Karzai tranquillizza i Paesi donatori e chiede più potere sugli aiuti
Presenti rappresentanti di 70 nazioni. Dopo nove anni di guerra si vedono pochi risultati. Karzai chiede più controllo sul 50% delle donazioni e promette di rafforzare a circa 250 mila le truppe locali per la sicurezza. La popolazione resta senza aiuti a causa della corruzione. Ban Ki-moon: Il popolo deve partecipare alla ricostruzione. Clinton: Gli Usa non abbandoneranno il Paese.

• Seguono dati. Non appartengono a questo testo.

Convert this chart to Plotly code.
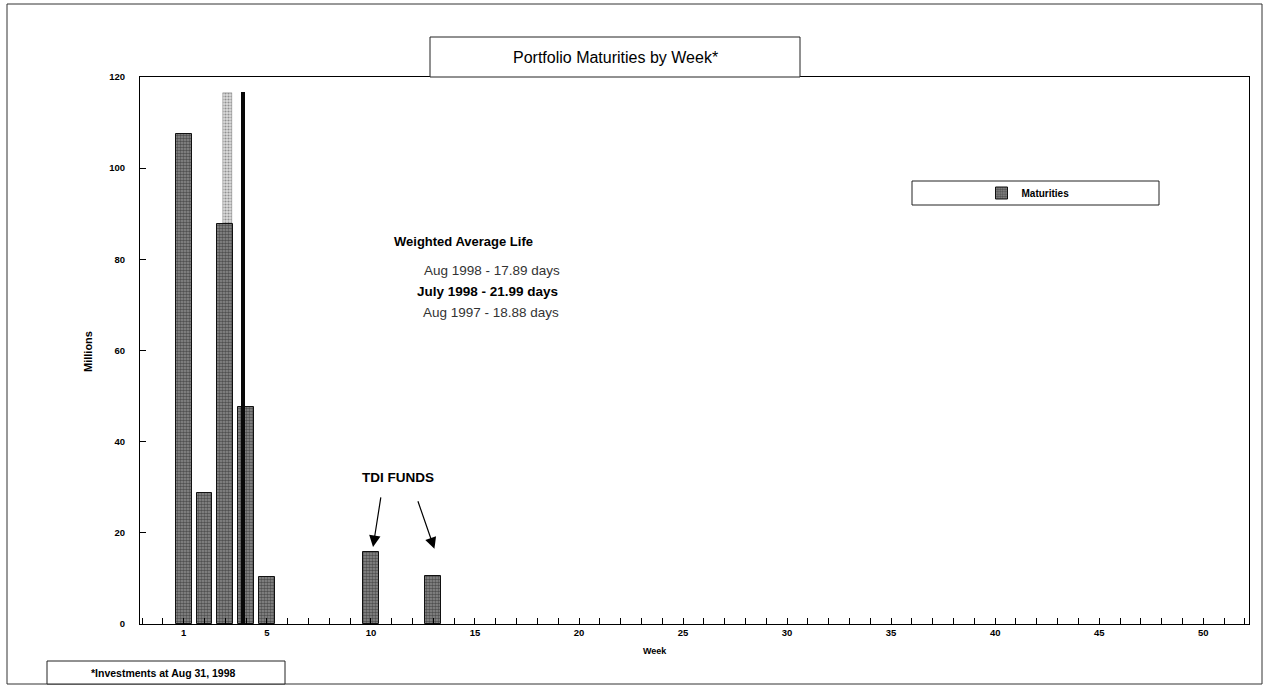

Kabul (AsiaNews/Agenzie) – Nella capitale afghana bloccata da centinaia di posti di blocco e dal controllo di migliaia di truppe, si è aperta stamane la Conferenza internazionale, a cui partecipano anche i Paesi donatori per una verifica del piano di uscita dalla guerra che dura ormai da nove anni.
 
Il presidente Hamid Karzai ha parlato per primo. Davanti ai rappresentanti di circa 70 Paesi, egli ha proposto un aumento delle forze militari e di polizia locali, oltre al richiamo di almeno 36 mila ex soldati, per giungere a quasi 250 mila forze di sicurezza entro il 2011. Questo permetterebbe alle forze straniere il ritiro entro il 2014.
 
Ma per questo Karzai richiede almeno il 50% del controllo sugli aiuti dei Paesi donatori. Fino ad ora egli ha controllato il 20% e ha ricevuto critiche sul modo in cui tali aiuti sono stati distribuiti, segnati dalla corruzione. Secondo la World Bank, molti aiuti sono andati pure a “consultori stranieri” che operano fuori dal Paese, senza migliorare la situazione interna.
 
Dopo 9 anni di guerra e senza risultati visibili (mancanza di strade, scuole, sanità, fogne, ecc…) la popolazione afghana è scettica sulla presenza dei soldati stranieri e scettica pure sul governo di Karzai.
 
Parlando dopo il presidente afghano, il segretario generale dell’Onu, Ban Ki-moon, ha fatto un appello al popolo afghano perché partecipi alla ricostruzione del Paese.
 
È seguito poi l’intervento di Hillary Cinton, segretario di Stato Usa. La Clinton ha ribadito che “il mondo è con l’Afghanistan”, sebbene negli Stati Uniti e nella comunità internazionale si respira frustrazione per i pochi risultati raggiunti in termini di sicurezza, governo, sviluppo.
 
“Cittadini di molte nazioni qui rappresentate, compresa la mia – ha detto – dubitano perfino se un successo è possibile e se perciò dobbiamo ancora impegnarci”.
 
“Non abbiamo alcuna intenzione – ha aggiunto – di abbandonare la nostra missione a lungo termine per giungere a un Afghanistan stabile, sicuro, pacificato”.